Problem: Exactly repeat the lines starting at the one that holds "Write the Altair code for this chart." and ending at the one that holds "phase_bounds = [136, 239, 329, 698, 857, 1083]". Both end lines count; leave out everything else.

Items:
● ● ● ●

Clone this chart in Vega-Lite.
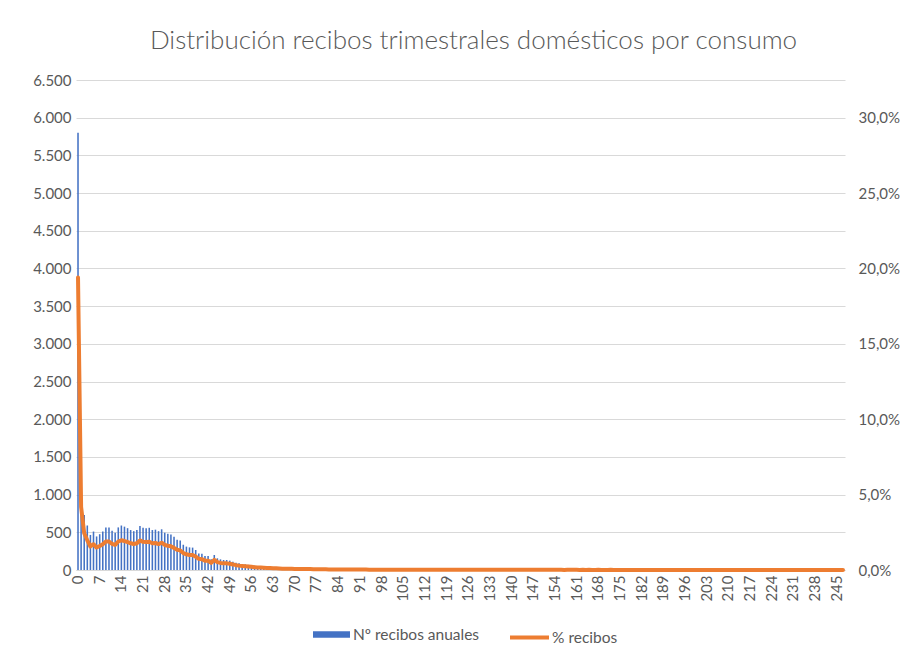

● ● ● ●

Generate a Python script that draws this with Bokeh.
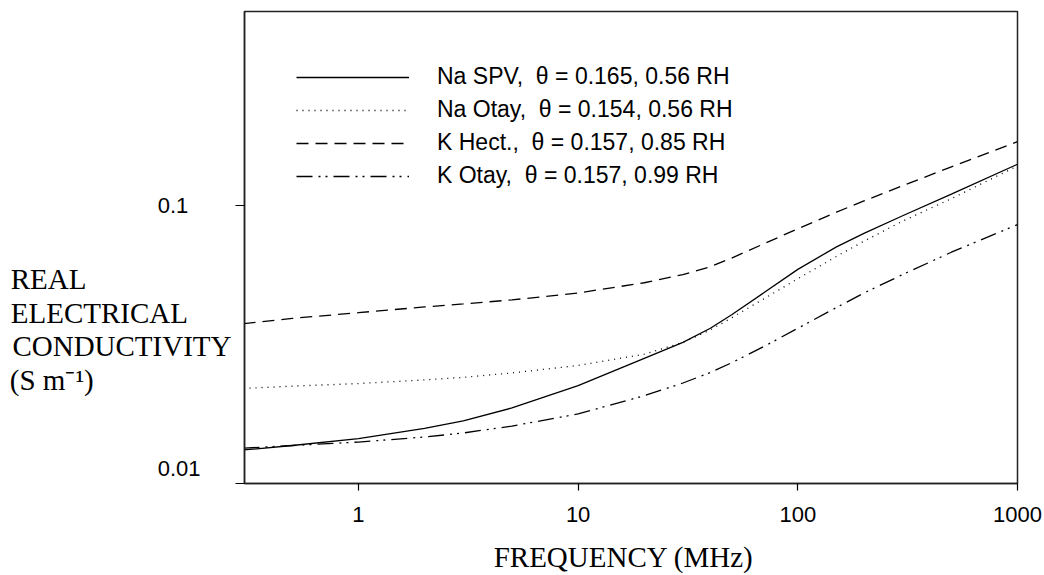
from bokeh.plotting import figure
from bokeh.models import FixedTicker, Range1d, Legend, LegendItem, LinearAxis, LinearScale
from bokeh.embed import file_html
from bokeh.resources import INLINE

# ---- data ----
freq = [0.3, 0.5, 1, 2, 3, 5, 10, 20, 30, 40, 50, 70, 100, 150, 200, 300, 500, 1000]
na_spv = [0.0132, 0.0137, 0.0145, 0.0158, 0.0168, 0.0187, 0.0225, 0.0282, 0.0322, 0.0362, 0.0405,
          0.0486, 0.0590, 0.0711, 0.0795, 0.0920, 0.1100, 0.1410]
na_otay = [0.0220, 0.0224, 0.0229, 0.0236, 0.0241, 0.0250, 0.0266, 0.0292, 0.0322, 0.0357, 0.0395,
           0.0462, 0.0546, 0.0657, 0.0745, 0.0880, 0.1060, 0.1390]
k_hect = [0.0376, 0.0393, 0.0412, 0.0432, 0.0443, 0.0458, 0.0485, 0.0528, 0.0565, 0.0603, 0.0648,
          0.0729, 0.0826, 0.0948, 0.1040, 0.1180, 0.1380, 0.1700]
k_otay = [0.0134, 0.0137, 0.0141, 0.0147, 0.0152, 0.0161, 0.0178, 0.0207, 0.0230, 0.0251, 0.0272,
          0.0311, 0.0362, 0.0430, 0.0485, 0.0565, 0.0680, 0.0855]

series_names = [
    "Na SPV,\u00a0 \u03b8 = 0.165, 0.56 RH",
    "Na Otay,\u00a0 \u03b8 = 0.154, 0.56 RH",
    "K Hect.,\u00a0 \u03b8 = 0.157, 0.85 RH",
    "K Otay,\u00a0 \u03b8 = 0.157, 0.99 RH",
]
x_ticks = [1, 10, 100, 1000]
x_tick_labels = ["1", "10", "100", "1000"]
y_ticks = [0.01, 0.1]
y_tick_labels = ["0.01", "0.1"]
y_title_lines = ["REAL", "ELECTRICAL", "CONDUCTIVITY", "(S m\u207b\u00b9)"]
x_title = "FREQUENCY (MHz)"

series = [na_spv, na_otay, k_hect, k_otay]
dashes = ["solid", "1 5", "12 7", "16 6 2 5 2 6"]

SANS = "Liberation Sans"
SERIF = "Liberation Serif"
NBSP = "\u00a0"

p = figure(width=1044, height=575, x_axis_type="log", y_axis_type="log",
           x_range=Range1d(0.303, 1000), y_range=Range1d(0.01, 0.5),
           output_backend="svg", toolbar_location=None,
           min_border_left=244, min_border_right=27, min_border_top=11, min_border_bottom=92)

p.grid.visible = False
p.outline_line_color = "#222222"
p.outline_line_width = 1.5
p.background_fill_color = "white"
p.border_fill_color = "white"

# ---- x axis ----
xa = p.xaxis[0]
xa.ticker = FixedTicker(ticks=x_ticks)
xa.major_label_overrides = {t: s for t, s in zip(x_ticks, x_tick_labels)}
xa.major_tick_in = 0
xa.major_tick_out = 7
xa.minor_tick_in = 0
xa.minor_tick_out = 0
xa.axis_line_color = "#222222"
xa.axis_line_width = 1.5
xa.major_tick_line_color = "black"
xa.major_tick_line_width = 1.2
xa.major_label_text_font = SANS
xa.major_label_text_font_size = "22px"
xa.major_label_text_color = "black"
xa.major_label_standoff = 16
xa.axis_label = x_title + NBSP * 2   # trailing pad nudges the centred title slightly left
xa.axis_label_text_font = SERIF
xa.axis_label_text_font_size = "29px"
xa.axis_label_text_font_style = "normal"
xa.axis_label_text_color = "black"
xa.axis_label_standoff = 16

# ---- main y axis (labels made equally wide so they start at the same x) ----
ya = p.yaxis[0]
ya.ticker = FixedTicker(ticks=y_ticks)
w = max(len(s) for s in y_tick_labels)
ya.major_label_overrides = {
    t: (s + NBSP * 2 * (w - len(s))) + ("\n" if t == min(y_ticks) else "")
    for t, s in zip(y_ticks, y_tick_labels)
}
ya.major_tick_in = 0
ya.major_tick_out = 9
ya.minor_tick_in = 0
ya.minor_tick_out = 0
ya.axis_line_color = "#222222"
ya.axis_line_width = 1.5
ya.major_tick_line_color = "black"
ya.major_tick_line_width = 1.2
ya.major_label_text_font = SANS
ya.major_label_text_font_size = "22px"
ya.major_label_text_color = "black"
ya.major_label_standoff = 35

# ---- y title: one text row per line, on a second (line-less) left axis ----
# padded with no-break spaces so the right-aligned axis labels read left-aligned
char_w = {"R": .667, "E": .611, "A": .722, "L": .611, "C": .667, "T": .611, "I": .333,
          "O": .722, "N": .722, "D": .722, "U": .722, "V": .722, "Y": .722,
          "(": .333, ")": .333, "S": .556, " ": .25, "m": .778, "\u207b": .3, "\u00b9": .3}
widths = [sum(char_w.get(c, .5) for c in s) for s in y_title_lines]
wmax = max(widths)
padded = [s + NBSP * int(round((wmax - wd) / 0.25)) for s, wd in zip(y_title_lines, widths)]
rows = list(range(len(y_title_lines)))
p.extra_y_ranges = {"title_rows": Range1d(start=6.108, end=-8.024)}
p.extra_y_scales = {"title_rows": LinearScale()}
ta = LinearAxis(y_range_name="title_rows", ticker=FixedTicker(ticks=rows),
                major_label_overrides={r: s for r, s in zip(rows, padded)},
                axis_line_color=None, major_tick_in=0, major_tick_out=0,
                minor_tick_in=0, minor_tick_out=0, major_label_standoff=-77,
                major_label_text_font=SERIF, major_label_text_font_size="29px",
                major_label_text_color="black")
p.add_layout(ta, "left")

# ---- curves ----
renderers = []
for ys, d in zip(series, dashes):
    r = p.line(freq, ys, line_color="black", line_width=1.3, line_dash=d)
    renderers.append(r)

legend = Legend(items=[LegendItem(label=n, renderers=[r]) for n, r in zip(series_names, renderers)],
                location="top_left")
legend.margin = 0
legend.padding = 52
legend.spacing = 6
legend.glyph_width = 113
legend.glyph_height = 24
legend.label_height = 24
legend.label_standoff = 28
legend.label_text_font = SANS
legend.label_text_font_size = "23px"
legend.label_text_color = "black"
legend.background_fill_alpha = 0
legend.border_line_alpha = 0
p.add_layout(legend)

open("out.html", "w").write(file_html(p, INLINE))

● ● ● ●

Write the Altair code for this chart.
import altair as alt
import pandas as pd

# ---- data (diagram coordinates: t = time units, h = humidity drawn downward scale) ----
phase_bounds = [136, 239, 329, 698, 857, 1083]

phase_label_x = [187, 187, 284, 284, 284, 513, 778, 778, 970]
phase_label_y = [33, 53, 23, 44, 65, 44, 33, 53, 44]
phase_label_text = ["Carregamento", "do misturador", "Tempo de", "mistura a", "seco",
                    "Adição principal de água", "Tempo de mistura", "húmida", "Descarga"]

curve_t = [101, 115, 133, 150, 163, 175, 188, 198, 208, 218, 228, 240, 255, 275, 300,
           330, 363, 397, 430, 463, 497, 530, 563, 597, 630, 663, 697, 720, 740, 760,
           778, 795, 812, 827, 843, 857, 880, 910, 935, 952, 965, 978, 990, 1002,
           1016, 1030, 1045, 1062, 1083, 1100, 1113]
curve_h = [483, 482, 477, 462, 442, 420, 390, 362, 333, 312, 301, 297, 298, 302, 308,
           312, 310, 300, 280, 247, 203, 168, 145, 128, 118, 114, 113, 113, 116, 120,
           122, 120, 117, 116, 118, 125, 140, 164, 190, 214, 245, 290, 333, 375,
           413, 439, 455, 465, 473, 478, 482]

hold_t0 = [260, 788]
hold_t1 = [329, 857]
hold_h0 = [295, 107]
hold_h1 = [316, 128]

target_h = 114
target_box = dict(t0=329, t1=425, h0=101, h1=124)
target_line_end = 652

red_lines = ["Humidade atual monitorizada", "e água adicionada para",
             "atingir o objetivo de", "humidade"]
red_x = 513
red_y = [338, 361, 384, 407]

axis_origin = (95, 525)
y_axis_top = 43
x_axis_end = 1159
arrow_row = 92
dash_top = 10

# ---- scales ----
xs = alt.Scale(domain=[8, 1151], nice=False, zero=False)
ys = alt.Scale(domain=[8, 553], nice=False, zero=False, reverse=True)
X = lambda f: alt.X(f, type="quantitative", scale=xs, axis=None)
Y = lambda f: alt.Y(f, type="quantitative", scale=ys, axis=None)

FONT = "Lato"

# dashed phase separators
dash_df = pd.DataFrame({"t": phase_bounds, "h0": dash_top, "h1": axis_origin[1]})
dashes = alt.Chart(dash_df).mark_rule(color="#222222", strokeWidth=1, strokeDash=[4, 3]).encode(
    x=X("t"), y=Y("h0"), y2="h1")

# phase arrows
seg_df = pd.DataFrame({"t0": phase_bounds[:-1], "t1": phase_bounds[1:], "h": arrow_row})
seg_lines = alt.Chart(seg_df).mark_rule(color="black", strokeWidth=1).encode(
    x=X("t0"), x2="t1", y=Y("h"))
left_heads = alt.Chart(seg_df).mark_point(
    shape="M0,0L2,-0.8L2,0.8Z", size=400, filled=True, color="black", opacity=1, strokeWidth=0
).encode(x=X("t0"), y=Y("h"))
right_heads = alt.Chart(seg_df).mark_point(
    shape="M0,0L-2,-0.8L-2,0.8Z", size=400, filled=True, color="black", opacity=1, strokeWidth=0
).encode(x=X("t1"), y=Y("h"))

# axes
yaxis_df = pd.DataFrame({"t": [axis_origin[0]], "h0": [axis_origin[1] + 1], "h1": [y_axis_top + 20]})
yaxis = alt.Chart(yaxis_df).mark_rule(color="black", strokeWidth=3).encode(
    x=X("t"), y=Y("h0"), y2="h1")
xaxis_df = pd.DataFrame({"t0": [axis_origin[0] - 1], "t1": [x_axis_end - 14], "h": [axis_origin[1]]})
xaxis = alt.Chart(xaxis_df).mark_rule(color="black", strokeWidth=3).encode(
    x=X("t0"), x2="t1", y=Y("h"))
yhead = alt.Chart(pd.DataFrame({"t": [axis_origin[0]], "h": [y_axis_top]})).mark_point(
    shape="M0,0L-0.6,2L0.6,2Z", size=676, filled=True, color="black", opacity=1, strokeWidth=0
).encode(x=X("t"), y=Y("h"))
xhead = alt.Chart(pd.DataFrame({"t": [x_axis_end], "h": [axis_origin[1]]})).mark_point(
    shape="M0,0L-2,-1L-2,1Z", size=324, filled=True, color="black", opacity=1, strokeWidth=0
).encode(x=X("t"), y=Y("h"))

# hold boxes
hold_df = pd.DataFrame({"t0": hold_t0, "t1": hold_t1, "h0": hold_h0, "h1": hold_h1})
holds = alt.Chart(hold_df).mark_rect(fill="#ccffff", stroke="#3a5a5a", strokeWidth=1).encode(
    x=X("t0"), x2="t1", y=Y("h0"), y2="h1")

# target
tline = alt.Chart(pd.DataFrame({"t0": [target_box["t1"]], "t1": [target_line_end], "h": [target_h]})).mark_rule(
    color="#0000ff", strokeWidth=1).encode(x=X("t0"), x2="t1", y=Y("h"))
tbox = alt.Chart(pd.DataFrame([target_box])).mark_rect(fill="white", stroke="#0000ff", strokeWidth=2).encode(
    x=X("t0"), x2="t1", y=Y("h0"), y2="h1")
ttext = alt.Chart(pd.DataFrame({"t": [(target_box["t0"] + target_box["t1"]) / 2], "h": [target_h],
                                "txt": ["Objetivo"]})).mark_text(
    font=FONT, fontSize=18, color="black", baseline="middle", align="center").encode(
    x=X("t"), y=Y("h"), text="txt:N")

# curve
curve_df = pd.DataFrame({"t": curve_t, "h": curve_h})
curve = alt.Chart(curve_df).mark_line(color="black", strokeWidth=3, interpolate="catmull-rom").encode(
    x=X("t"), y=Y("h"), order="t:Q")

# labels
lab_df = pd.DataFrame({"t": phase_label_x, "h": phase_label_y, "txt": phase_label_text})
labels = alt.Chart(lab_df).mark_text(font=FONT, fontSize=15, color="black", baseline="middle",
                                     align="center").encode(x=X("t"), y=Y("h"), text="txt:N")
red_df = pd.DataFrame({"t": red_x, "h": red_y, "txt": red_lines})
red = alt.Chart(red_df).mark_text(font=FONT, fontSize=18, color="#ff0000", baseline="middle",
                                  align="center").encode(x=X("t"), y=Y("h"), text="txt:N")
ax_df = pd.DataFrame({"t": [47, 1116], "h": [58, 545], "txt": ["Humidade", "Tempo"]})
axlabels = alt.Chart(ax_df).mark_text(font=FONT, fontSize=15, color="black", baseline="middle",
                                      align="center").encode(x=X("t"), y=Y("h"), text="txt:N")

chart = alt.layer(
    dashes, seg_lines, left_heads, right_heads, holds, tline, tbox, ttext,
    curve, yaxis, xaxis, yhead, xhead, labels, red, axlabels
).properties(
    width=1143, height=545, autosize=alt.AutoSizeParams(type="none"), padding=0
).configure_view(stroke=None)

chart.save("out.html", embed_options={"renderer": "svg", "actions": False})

● ● ● ●

Written answer:
Write the Altair code for this chart.
import altair as alt
import pandas as pd

# ---- data (diagram coordinates: t = time units, h = humidity drawn downward scale) ----
phase_bounds = [136, 239, 329, 698, 857, 1083]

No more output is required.